3. Which criteria define your book prices?
I tend to price my books in keeping with my own purchasing trends. For instance, I’m more likely to buy a digital novel priced under $6.00, so ideally, I keep my prices beneath that number. I’d feel uncomfortable expecting readers to pay more for my book that I would.
4. What is your strategy, that your work becomes a bestseller?
Just to keep writing as best I can, keep putting out the best quality work, and doing everything in my power to get the books noticed.
5. Besides classic marketing actions, what do you do to boost the success of your book?
I’m a big believer in the power of social media. Interacting with readers on places like Facebook and Twitter has certainly assisted in the popularity of my books. And sites like Goodreads have been invaluable in getting a particular title noticed. Targeting popular bloggers/reviewers and ensuring they have access to early review copies is essential too. The more people talking about your book the day its released, the better.
6. What is your most precious tip for a new indie author?
Don’t focus on becoming an overnight success. Sure, that happens, but it’s incredibly rare and requires a whole host of elements to align at once. Instead, concentrate on writing the best book that you can, the book you want to write, not the book you think you should write. Ignore genre trends and write from the heart, and when your heart gets broken, which it inevitably will (writing requires a thick skin), use it to inspire you to do better, not to give up. Real writers write no matter what; pretenders quit quickly.
7. Where do you write? Would you show us your writing place?
I write in my office at home, within which is a large desk stacked with reference books on one side and a printer/scanner, and office supplies on the other. My laptop sits in the middle. There’s a window to my right which looks out over a busy highway (not my ideal view, but it keeps me from being distracted by anything beautiful). Behind me are bookshelves filled with copies of my books, awards, and other collectibles. And the walls are adorned with paintings various artists have done to accompany my stories in magazines. It’s a very modest office, nothing fancy, but it’s all I need to do what I do.
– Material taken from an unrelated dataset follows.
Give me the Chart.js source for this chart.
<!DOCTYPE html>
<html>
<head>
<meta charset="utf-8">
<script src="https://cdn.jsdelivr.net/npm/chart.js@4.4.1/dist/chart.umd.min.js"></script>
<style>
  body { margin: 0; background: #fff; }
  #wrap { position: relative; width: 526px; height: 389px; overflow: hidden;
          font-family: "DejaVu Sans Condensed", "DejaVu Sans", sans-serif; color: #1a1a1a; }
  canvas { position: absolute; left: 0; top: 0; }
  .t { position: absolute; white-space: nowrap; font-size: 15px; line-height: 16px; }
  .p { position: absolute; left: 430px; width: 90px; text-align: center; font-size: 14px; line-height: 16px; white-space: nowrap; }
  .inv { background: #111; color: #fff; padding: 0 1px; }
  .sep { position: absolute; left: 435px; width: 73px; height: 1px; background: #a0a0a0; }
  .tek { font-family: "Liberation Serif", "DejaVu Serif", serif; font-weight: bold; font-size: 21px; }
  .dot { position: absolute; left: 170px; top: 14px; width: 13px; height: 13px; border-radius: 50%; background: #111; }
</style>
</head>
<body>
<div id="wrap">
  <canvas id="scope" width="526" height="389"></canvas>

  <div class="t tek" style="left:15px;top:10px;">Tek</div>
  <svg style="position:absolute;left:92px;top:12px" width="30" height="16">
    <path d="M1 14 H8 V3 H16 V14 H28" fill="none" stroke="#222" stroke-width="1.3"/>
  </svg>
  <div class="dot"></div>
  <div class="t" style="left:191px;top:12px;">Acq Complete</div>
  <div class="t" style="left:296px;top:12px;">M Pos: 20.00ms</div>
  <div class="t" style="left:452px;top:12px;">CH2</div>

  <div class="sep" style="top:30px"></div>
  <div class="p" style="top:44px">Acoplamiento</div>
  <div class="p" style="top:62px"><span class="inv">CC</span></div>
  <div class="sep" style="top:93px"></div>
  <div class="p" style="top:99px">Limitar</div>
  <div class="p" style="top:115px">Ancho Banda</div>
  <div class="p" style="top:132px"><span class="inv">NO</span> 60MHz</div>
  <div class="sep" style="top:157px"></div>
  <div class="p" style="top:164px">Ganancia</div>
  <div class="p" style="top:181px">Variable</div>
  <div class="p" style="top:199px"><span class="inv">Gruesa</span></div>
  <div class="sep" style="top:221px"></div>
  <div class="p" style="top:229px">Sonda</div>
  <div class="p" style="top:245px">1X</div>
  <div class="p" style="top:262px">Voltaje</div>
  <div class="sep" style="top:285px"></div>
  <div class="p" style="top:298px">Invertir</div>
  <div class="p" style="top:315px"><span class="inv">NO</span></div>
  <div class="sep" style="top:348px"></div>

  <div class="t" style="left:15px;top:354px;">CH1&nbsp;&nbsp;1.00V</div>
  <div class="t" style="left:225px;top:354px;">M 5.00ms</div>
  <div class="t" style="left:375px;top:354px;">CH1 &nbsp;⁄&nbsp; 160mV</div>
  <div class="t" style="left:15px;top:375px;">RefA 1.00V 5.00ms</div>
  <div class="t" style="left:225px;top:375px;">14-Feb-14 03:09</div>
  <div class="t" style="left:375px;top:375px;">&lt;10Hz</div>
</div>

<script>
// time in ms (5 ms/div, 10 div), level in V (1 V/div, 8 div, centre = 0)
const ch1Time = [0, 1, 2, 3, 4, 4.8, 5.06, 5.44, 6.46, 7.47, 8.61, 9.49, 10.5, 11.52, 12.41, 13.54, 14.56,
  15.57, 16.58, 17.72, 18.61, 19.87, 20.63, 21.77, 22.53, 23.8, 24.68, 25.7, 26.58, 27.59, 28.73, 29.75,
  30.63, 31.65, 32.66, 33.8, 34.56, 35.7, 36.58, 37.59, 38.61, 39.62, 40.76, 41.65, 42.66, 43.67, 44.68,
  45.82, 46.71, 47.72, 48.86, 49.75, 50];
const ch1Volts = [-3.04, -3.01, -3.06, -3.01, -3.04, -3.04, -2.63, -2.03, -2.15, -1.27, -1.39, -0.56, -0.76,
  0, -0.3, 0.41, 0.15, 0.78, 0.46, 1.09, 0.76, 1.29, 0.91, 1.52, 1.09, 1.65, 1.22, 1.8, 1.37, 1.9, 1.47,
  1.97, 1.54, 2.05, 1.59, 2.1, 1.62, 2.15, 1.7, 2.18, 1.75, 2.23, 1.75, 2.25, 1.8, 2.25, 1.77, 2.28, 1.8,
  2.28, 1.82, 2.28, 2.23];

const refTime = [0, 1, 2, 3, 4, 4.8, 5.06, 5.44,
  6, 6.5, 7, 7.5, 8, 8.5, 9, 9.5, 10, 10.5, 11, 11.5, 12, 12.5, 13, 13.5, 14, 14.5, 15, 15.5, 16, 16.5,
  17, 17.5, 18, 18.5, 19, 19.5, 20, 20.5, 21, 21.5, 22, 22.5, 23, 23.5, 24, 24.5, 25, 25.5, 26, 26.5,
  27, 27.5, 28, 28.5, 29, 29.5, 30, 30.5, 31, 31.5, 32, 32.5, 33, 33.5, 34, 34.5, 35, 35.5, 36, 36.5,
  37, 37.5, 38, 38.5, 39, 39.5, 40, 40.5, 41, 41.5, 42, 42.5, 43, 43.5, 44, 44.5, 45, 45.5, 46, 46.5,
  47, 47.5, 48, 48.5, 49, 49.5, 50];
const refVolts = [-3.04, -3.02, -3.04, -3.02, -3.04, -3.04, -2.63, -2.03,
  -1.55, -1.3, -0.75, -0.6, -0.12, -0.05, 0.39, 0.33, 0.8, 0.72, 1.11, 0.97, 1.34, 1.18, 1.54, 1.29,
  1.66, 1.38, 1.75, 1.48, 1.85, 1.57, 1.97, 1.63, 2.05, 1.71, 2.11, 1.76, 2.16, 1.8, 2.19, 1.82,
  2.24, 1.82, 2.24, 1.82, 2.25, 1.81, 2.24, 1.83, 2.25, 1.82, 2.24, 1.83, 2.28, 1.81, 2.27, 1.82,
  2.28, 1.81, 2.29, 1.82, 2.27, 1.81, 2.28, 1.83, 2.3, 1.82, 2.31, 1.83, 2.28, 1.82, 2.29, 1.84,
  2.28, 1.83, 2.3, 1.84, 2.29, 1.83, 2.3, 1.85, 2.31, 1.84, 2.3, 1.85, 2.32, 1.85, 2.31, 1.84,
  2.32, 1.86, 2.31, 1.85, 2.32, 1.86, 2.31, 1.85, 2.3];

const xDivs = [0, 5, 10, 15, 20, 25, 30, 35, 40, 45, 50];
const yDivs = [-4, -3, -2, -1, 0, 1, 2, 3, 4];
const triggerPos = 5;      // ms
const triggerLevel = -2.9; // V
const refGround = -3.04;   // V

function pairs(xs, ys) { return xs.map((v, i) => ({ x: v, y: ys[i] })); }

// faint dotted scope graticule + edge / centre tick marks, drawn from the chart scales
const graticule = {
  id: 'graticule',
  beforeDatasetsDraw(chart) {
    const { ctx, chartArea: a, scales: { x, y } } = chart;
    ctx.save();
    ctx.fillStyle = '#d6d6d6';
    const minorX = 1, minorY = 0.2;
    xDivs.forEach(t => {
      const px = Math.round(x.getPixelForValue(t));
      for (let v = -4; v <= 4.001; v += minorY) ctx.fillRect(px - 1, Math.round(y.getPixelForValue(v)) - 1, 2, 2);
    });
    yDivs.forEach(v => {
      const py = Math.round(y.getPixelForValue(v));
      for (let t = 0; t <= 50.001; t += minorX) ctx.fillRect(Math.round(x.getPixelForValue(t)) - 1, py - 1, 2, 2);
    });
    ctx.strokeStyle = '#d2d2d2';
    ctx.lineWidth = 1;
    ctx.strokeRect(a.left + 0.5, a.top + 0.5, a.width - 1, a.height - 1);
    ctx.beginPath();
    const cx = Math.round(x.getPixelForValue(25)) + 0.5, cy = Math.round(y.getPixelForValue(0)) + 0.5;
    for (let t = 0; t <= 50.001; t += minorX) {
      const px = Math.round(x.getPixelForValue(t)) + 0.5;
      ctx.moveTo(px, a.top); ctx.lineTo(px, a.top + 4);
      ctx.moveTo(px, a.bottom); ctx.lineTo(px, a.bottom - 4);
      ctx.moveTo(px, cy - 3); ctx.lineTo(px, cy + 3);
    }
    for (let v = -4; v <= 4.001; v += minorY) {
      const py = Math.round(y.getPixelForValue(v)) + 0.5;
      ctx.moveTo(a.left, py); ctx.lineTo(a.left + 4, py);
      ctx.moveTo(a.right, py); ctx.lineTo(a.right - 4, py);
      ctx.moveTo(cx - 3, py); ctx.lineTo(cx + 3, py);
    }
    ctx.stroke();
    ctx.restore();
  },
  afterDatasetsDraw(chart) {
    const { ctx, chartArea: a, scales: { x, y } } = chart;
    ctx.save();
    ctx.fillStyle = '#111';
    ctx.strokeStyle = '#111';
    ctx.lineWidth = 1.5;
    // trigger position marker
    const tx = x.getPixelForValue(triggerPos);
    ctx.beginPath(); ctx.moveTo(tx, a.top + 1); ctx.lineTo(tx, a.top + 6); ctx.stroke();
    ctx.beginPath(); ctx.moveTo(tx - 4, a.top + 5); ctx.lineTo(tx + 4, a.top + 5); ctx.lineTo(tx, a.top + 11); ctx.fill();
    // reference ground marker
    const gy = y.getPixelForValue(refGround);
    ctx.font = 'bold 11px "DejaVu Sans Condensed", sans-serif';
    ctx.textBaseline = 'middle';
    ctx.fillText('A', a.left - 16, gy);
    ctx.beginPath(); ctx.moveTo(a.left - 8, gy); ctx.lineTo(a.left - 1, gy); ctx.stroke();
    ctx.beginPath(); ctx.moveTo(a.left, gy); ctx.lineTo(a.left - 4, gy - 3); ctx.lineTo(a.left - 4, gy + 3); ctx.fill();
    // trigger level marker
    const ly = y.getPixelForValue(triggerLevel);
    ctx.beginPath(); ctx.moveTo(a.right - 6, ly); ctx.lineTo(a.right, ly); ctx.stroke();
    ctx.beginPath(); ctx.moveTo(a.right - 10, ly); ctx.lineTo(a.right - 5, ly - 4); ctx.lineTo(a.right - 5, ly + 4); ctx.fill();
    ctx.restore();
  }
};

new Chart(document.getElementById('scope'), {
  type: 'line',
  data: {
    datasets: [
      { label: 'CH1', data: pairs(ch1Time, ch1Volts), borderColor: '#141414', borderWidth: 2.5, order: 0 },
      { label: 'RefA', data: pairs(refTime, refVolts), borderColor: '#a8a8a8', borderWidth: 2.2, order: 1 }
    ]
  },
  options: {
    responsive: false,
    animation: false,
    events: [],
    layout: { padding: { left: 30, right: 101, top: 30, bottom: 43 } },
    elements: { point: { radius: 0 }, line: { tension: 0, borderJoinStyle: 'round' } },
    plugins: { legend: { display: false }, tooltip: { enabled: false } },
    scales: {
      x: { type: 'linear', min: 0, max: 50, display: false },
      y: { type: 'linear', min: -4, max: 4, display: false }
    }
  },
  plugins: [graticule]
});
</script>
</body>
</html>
8. With which author would you like to have dinner, and what were your first question?
I would love to have dinner with Stephen King and ask him what the single best and worst pieces of advice he ever received were.
9. What is your next project, and what would you do differently compared to your past ones?
My next project is a novel entitled Night Falls on Memory Lane, the first book in a new series. It’s connected to a previous series in that the main character is the grown-up daughter of the hero of the previous books. Every book I write is different, and not always in ways of which I am immediately aware, but for this one, I am consciously ensuring that my main character, Cassandra, is completely different from her father so that the two series don’t just seem like carbon copies of each other. This one will be darker too, because I like to push the envelope with each new book.
10. What do you appreciate in XinXii?
Apart from the great service XinXii provides by making it easy for authors to distribute their books to a multitude of foreign markets, I am very impressed with your accessibility. Everybody is very helpful and very supportive of the writers. It’s a warm community, and that’s not always easy to find. XinXii truly do seem to have the authors’ best interests at heart and that’s very refreshing indeed.
Thank you, Kealan, for sharing your experiences. Lots of joy and success on your way as an indie author!